Regresar a Madrid es, siempre, regresar a la felicidad. Nos vamos de Madrid, escapamos del ruido, decimos, de la prisa, del frenesí. Nos vamos al campo. Nos vamos a otro país. Nos vamos al otro extremo del mundo. Viajamos, respiramos otro aire, vemos otros paisajes. Pero siempre llega un momento en que de pronto, recordamos Madrid.
Recuerdo la misma sensación desde que era niño, en las interminables vacaciones de dos meses en la playa. O en los viajes por el extranjero. Recuerdo mis propios viajes por el extranjero, por Asia, por América. Siempre había un momento, un día, una mañana, en que de pronto uno recordaba Madrid. Podía suceder en Londres, o en Kathmandú, o en Estambul. Después de semanas o de meses fuera de casa, un día, uno comenzaba a recordar Madrid. Comenzaba a desear volver.

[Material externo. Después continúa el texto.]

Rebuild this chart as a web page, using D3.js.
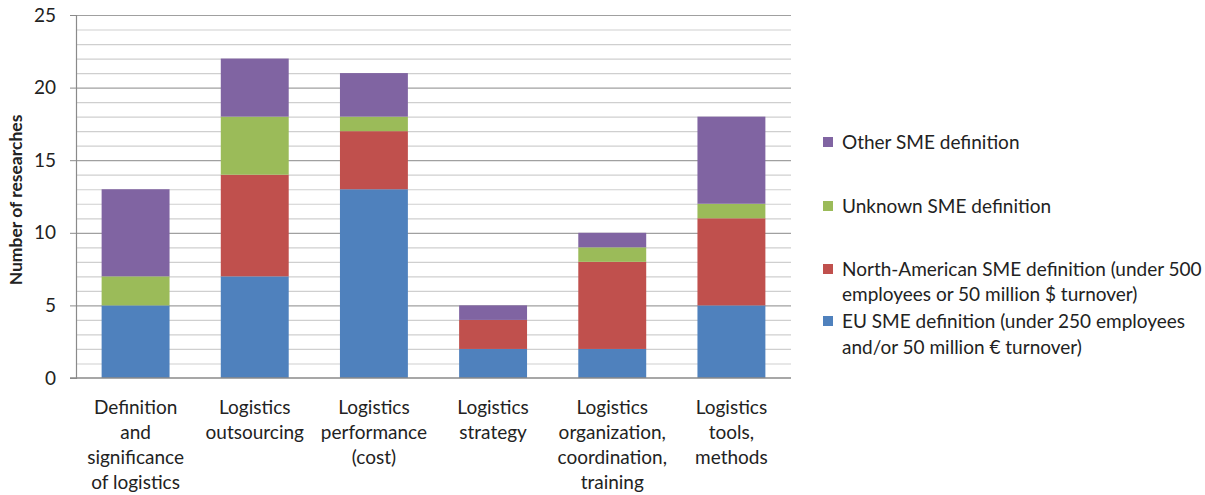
<!DOCTYPE html>
<html>
<head>
<meta charset="utf-8">
<script src="https://cdn.jsdelivr.net/npm/d3@7"></script>
<style>
  body { margin: 0; background: #fff; }
  text { font-family: Lato, "Open Sans", sans-serif; fill: #222; }
</style>
</head>
<body>
<svg id="chart" width="1205" height="495"></svg>
<script>
const categories = [
  ["Definition", "and", "significance", "of logistics"],
  ["Logistics", "outsourcing"],
  ["Logistics", "performance", "(cost)"],
  ["Logistics", "strategy"],
  ["Logistics", "organization,", "coordination,", "training"],
  ["Logistics", "tools,", "methods"]
];
const euValues      = [5, 7, 13, 2, 2, 5];
const naValues      = [0, 7, 4, 2, 6, 6];
const unknownValues = [2, 4, 1, 0, 1, 1];
const otherValues   = [6, 4, 3, 1, 1, 6];
const seriesNames = [
  ["EU SME definition (under  250 employees", "and/or 50 million € turnover)"],
  ["North-American SME definition (under 500", "employees or 50 million $ turnover)"],
  ["Unknown SME definition"],
  ["Other SME definition"]
];
const yTicks = [0, 5, 10, 15, 20, 25];

const colors = ["#4F81BD", "#C0504D", "#9BBB59", "#8064A2"];

const svg = d3.select('#chart');

const plotLeft = 76, plotRight = 791, plotTop = 15, plotBottom = 378;

const rows = categories.map((c, i) => ({
  i: i, eu: euValues[i], na: naValues[i], unk: unknownValues[i], oth: otherValues[i]
}));
const keys = ["eu", "na", "unk", "oth"];
const stacked = d3.stack().keys(keys)(rows);

const x = d3.scaleBand()
  .domain(d3.range(categories.length))
  .range([plotLeft, plotRight])
  .paddingInner(0.43)
  .paddingOuter(0.215);

const y = d3.scaleLinear().domain([0, 25]).range([plotBottom, plotTop]);

// gridlines, one per unit, darker every 5
svg.append('g')
  .selectAll('line')
  .data(d3.range(1, 26))
  .join('line')
  .attr('x1', plotLeft).attr('x2', plotRight)
  .attr('y1', d => y(d) + 0.5).attr('y2', d => y(d) + 0.5)
  .attr('stroke', d => d % 5 === 0 ? '#a0a0a0' : '#cfcfcf')
  .attr('stroke-width', 1.2);

// bars
svg.append('g')
  .selectAll('g')
  .data(stacked)
  .join('g')
  .attr('fill', (d, i) => colors[i])
  .selectAll('rect')
  .data(d => d)
  .join('rect')
  .attr('x', d => x(d.data.i))
  .attr('width', x.bandwidth())
  .attr('y', d => y(d[1]))
  .attr('height', d => y(d[0]) - y(d[1]));

// axes
const yAxis = svg.append('g')
  .attr('transform', `translate(${plotLeft},0)`)
  .call(d3.axisLeft(y).tickValues(yTicks).tickSize(6).tickPadding(14));
yAxis.select('.domain').attr('stroke', '#8a8a8a').attr('stroke-width', 1.2);
yAxis.selectAll('.tick line').attr('stroke', '#8a8a8a');
yAxis.selectAll('.tick text')
  .style('font-size', '19px')
  .style('font-family', 'Lato, "Open Sans", sans-serif')
  .attr('fill', '#222');

svg.append('line')
  .attr('x1', plotLeft - 6).attr('x2', plotRight)
  .attr('y1', plotBottom).attr('y2', plotBottom)
  .attr('stroke', '#8a8a8a').attr('stroke-width', 1.5);

// category labels
const xl = svg.append('g');
categories.forEach((lines, i) => {
  const t = xl.append('text')
    .attr('text-anchor', 'middle')
    .attr('x', x(i) + x.bandwidth() / 2)
    .style('font-size', '19px');
  lines.forEach((ln, j) => {
    t.append('tspan')
      .attr('x', x(i) + x.bandwidth() / 2)
      .attr('y', 414 + j * 25)
      .text(ln);
  });
});

// y axis title
svg.append('text')
  .attr('transform', 'translate(22,200) rotate(-90)')
  .attr('text-anchor', 'middle')
  .style('font-size', '17.5px')
  .style('font-weight', 'bold')
  .text('Number of researches');

// legend
const legendY = [[142], [206], [269, 294], [321, 347]];
const legendOrder = [3, 2, 1, 0];
const lg = svg.append('g');
legendOrder.forEach((s, k) => {
  const ys = legendY[k];
  lg.append('rect')
    .attr('x', 823).attr('y', ys[0] - 5)
    .attr('width', 10).attr('height', 10)
    .attr('fill', colors[s]);
  const t = lg.append('text').style('font-size', '19px');
  seriesNames[s].forEach((ln, j) => {
    t.append('tspan')
      .attr('x', 842)
      .attr('y', ys[j] + 7)
      .text(ln);
  });
});
</script>
</body>
</html>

Durante mucho tiempo pensé que la razón de que me gustara tanto viajar era la intoxicante sensación de estar lejos. Nunca me he sentido tan lejos como en Puri, en el golfo de Bengala, contemplando las olas del océano Índico. Pero también cruzando las montañas de Montenegro pude sentirme en el fin del mundo. O cruzando el istmo de Tehuantepec, en México.
Luego descubrí que había algo todavía mejor que la sensación de estar lejos, o quizá algo igual de embriagador: la posibilidad, después de muchos días de viaje, de recordar Madrid. Como si uno se fuera tan lejos de Madrid sólo para poder ver Madrid desde lejos. La seguridad de que en algún momento del viaje, después de semanas o años (porque mi viaje más largo duró siete años) viviendo en otro clima y disfrutando de sabores distintos, una mañana uno se descubriría a sí mismo recordando Madrid y deseando volver.
En todos los viajes hay un día en que recuerdo Madrid y en que descubro, asombrado, que Madrid es el paraíso. Recuerdo sobre todo ciertas calles, ciertas aceras sombreadas de árboles, ciertos cruces. Puedo recordar, por ejemplo, el cruce de Velázquez con Pedro de Valdivia y López de Hoyos, teniendo frente a mí la V del plafón donde está Vips, a mi izquierda las mansiones del Barrio de las Hadas, a mi derecha el bulevar que sube a la glorieta de López de Hoyos. Pienso en casas de amigos, en librerías, en parques. Pienso en terrazas de cafés y en restaurantes, en teatros, en plazas. Pienso en la Plaza de los Cubos. Pienso en la Castellana y en el Retiro, en el puente de Rubén Darío y en las vistas que hay desde el centro del puente.
Entonces siento que uno puede ser feliz en Madrid. El Madrid de la amistad, de los paseos y de los libros. Ese Madrid que uno olvida cuando vive en Madrid, devorado por Madrid.
Cuando termine este artículo iré al cibercafé más cercano para enviarlo. Mañana regreso a Madrid.